INFORMATION SUPPLIED:
*****
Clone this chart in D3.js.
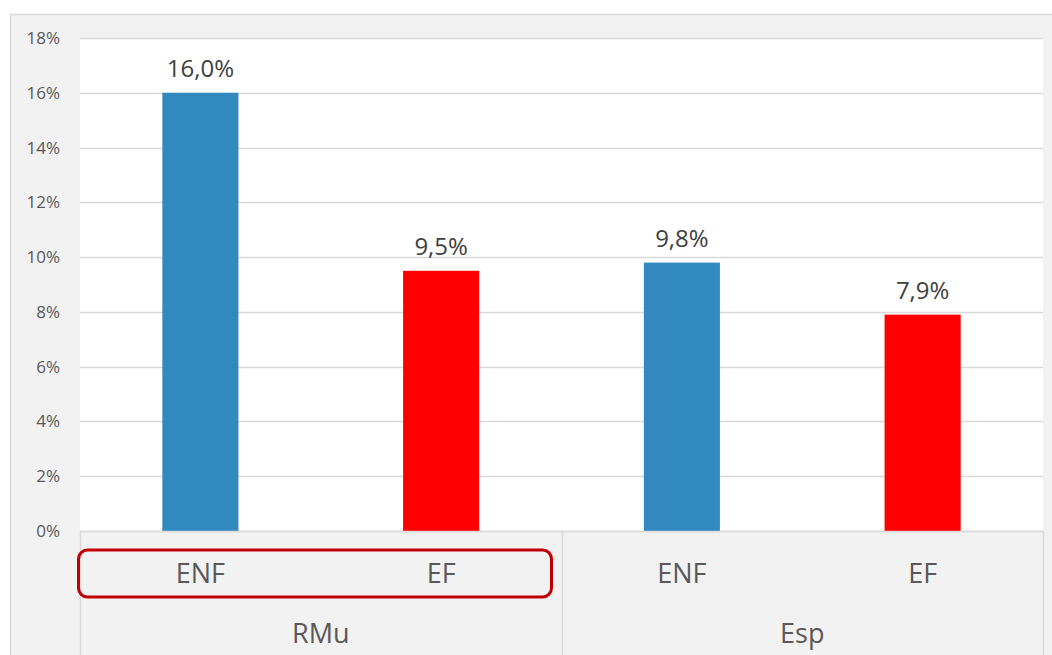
<!DOCTYPE html>
<html>
<head>
<meta charset="utf-8">
<script src="https://cdn.jsdelivr.net/npm/d3@7"></script>
<style>
  body { margin: 0; background: #ffffff; }
  svg { display: block; }
</style>
</head>
<body>
<div id="chart"></div>
<script>
// data
const groups = ["RMu", "Esp"];
const types = ["ENF", "EF"];
const enfValues = [16.0, 9.8];
const efValues = [9.5, 7.9];
const yTicks = [0, 2, 4, 6, 8, 10, 12, 14, 16, 18];
const typeColors = ["#3189bf", "#ff0000"];

const rows = [];
groups.forEach((g, i) => {
  rows.push({ group: g, type: "ENF", value: enfValues[i] });
  rows.push({ group: g, type: "EF", value: efValues[i] });
});

// dimensions
const width = 1052;
const height = 655;
const plot = { left: 80, right: 1043, top: 38, bottom: 531 };
const font = "'Open Sans', 'Noto Sans', sans-serif";

const svg = d3.select("#chart")
  .append("svg")
  .attr("width", width)
  .attr("height", height);

// chart area background
svg.append("rect")
  .attr("x", 10.5)
  .attr("y", 14.5)
  .attr("width", 1100)
  .attr("height", 700)
  .attr("fill", "#f2f2f2")
  .attr("stroke", "#d9d9d9")
  .attr("stroke-width", 1.5);

// plot area
svg.append("rect")
  .attr("x", plot.left)
  .attr("y", plot.top)
  .attr("width", plot.right - plot.left)
  .attr("height", plot.bottom - plot.top)
  .attr("fill", "#ffffff");

// scales
const x0 = d3.scaleBand()
  .domain(groups)
  .range([plot.left, plot.right]);

const x1 = d3.scaleBand()
  .domain(types)
  .range([0, x0.bandwidth()])
  .paddingInner(0.684)
  .paddingOuter(0.342);

const y = d3.scaleLinear()
  .domain([0, 18])
  .range([plot.bottom, plot.top]);

const color = d3.scaleOrdinal()
  .domain(types)
  .range(typeColors);

// grid lines
svg.append("g")
  .selectAll("line")
  .data(yTicks)
  .join("line")
  .attr("x1", plot.left)
  .attr("x2", plot.right)
  .attr("y1", d => Math.round(y(d)) + 0.5)
  .attr("y2", d => Math.round(y(d)) + 0.5)
  .attr("stroke", "#d9d9d9")
  .attr("stroke-width", 1.5);

// Y axis
const yAxis = svg.append("g")
  .attr("transform", `translate(${plot.left - 20}, 0)`)
  .call(d3.axisLeft(y)
    .tickValues(yTicks)
    .tickSize(0)
    .tickPadding(0)
    .tickFormat(d => d + "%"));
yAxis.select(".domain").remove();
yAxis.selectAll("text")
  .style("font-family", font)
  .style("font-size", "17px")
  .attr("fill", "#595959");

// bars
svg.append("g")
  .selectAll("rect")
  .data(rows)
  .join("rect")
  .attr("x", d => x0(d.group) + x1(d.type))
  .attr("y", d => y(d.value))
  .attr("width", x1.bandwidth())
  .attr("height", d => y(0) - y(d.value))
  .attr("fill", d => color(d.type));

// data labels
svg.append("g")
  .selectAll("text")
  .data(rows)
  .join("text")
  .attr("x", d => x0(d.group) + x1(d.type) + x1.bandwidth() / 2)
  .attr("y", d => y(d.value) - 16)
  .attr("text-anchor", "middle")
  .style("font-family", font)
  .style("font-size", "24px")
  .attr("fill", "#404040")
  .text(d => d.value.toFixed(1).replace(".", ",") + "%");

// category axis (two levels)
const axisG = svg.append("g");
axisG.append("line")
  .attr("x1", plot.left)
  .attr("x2", plot.right)
  .attr("y1", plot.bottom + 0.5)
  .attr("y2", plot.bottom + 0.5)
  .attr("stroke", "#d9d9d9")
  .attr("stroke-width", 1.5);

const dividers = groups.map(g => x0(g)).concat([plot.right]);
axisG.selectAll(".divider")
  .data(dividers)
  .join("line")
  .attr("class", "divider")
  .attr("x1", d => Math.round(d) + 0.5)
  .attr("x2", d => Math.round(d) + 0.5)
  .attr("y1", plot.bottom)
  .attr("y2", height)
  .attr("stroke", "#d9d9d9")
  .attr("stroke-width", 1.5);

axisG.selectAll(".type-label")
  .data(rows)
  .join("text")
  .attr("class", "type-label")
  .attr("x", d => x0(d.group) + x1(d.type) + x1.bandwidth() / 2)
  .attr("y", 583)
  .attr("text-anchor", "middle")
  .style("font-family", font)
  .style("font-size", "27px")
  .attr("fill", "#595959")
  .text(d => d.type);

axisG.selectAll(".group-label")
  .data(groups)
  .join("text")
  .attr("class", "group-label")
  .attr("x", d => x0(d) + x0.bandwidth() / 2)
  .attr("y", 643)
  .attr("text-anchor", "middle")
  .style("font-family", font)
  .style("font-size", "27px")
  .attr("fill", "#595959")
  .text(d => d);

// highlight box round first group labels
svg.append("rect")
  .attr("x", x0("RMu") - 1.5)
  .attr("y", 550)
  .attr("width", x0.bandwidth() - 8.5)
  .attr("height", 47)
  .attr("rx", 9)
  .attr("fill", "none")
  .attr("stroke", "#c00000")
  .attr("stroke-width", 3);
</script>
</body>
</html>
*****
Reproduce the material above verbatim; omit every picture.

COMPLETED EXERCISE:
Clone this chart in D3.js.
<!DOCTYPE html>
<html>
<head>
<meta charset="utf-8">
<script src="https://cdn.jsdelivr.net/npm/d3@7"></script>
<style>
  body { margin: 0; background: #ffffff; }
  svg { display: block; }
</style>
</head>
<body>
<div id="chart"></div>
<script>
// data
const groups = ["RMu", "Esp"];
const types = ["ENF", "EF"];
const enfValues = [16.0, 9.8];
const efValues = [9.5, 7.9];
const yTicks = [0, 2, 4, 6, 8, 10, 12, 14, 16, 18];
const typeColors = ["#3189bf", "#ff0000"];

const rows = [];
groups.forEach((g, i) => {
  rows.push({ group: g, type: "ENF", value: enfValues[i] });
  rows.push({ group: g, type: "EF", value: efValues[i] });
});

// dimensions
const width = 1052;
const height = 655;
const plot = { left: 80, right: 1043, top: 38, bottom: 531 };
const font = "'Open Sans', 'Noto Sans', sans-serif";

const svg = d3.select("#chart")
  .append("svg")
  .attr("width", width)
  .attr("height", height);

// chart area background
svg.append("rect")
  .attr("x", 10.5)
  .attr("y", 14.5)
  .attr("width", 1100)
  .attr("height", 700)
  .attr("fill", "#f2f2f2")
  .attr("stroke", "#d9d9d9")
  .attr("stroke-width", 1.5);

// plot area
svg.append("rect")
  .attr("x", plot.left)
  .attr("y", plot.top)
  .attr("width", plot.right - plot.left)
  .attr("height", plot.bottom - plot.top)
  .attr("fill", "#ffffff");

// scales
const x0 = d3.scaleBand()
  .domain(groups)
  .range([plot.left, plot.right]);

const x1 = d3.scaleBand()
  .domain(types)
  .range([0, x0.bandwidth()])
  .paddingInner(0.684)
  .paddingOuter(0.342);

const y = d3.scaleLinear()
  .domain([0, 18])
  .range([plot.bottom, plot.top]);

const color = d3.scaleOrdinal()
  .domain(types)
  .range(typeColors);

// grid lines
svg.append("g")
  .selectAll("line")
  .data(yTicks)
  .join("line")
  .attr("x1", plot.left)
  .attr("x2", plot.right)
  .attr("y1", d => Math.round(y(d)) + 0.5)
  .attr("y2", d => Math.round(y(d)) + 0.5)
  .attr("stroke", "#d9d9d9")
  .attr("stroke-width", 1.5);

// Y axis
const yAxis = svg.append("g")
  .attr("transform", `translate(${plot.left - 20}, 0)`)
  .call(d3.axisLeft(y)
    .tickValues(yTicks)
    .tickSize(0)
    .tickPadding(0)
    .tickFormat(d => d + "%"));
yAxis.select(".domain").remove();
yAxis.selectAll("text")
  .style("font-family", font)
  .style("font-size", "17px")
  .attr("fill", "#595959");

// bars
svg.append("g")
  .selectAll("rect")
  .data(rows)
  .join("rect")
  .attr("x", d => x0(d.group) + x1(d.type))
  .attr("y", d => y(d.value))
  .attr("width", x1.bandwidth())
  .attr("height", d => y(0) - y(d.value))
  .attr("fill", d => color(d.type));

// data labels
svg.append("g")
  .selectAll("text")
  .data(rows)
  .join("text")
  .attr("x", d => x0(d.group) + x1(d.type) + x1.bandwidth() / 2)
  .attr("y", d => y(d.value) - 16)
  .attr("text-anchor", "middle")
  .style("font-family", font)
  .style("font-size", "24px")
  .attr("fill", "#404040")
  .text(d => d.value.toFixed(1).replace(".", ",") + "%");

// category axis (two levels)
const axisG = svg.append("g");
axisG.append("line")
  .attr("x1", plot.left)
  .attr("x2", plot.right)
  .attr("y1", plot.bottom + 0.5)
  .attr("y2", plot.bottom + 0.5)
  .attr("stroke", "#d9d9d9")
  .attr("stroke-width", 1.5);

const dividers = groups.map(g => x0(g)).concat([plot.right]);
axisG.selectAll(".divider")
  .data(dividers)
  .join("line")
  .attr("class", "divider")
  .attr("x1", d => Math.round(d) + 0.5)
  .attr("x2", d => Math.round(d) + 0.5)
  .attr("y1", plot.bottom)
  .attr("y2", height)
  .attr("stroke", "#d9d9d9")
  .attr("stroke-width", 1.5);

axisG.selectAll(".type-label")
  .data(rows)
  .join("text")
  .attr("class", "type-label")
  .attr("x", d => x0(d.group) + x1(d.type) + x1.bandwidth() / 2)
  .attr("y", 583)
  .attr("text-anchor", "middle")
  .style("font-family", font)
  .style("font-size", "27px")
  .attr("fill", "#595959")
  .text(d => d.type);

axisG.selectAll(".group-label")
  .data(groups)
  .join("text")
  .attr("class", "group-label")
  .attr("x", d => x0(d) + x0.bandwidth() / 2)
  .attr("y", 643)
  .attr("text-anchor", "middle")
  .style("font-family", font)
  .style("font-size", "27px")
  .attr("fill", "#595959")
  .text(d => d);

// highlight box round first group labels
svg.append("rect")
  .attr("x", x0("RMu") - 1.5)
  .attr("y", 550)
  .attr("width", x0.bandwidth() - 8.5)
  .attr("height", 47)
  .attr("rx", 9)
  .attr("fill", "none")
  .attr("stroke", "#c00000")
  .attr("stroke-width", 3);
</script>
</body>
</html>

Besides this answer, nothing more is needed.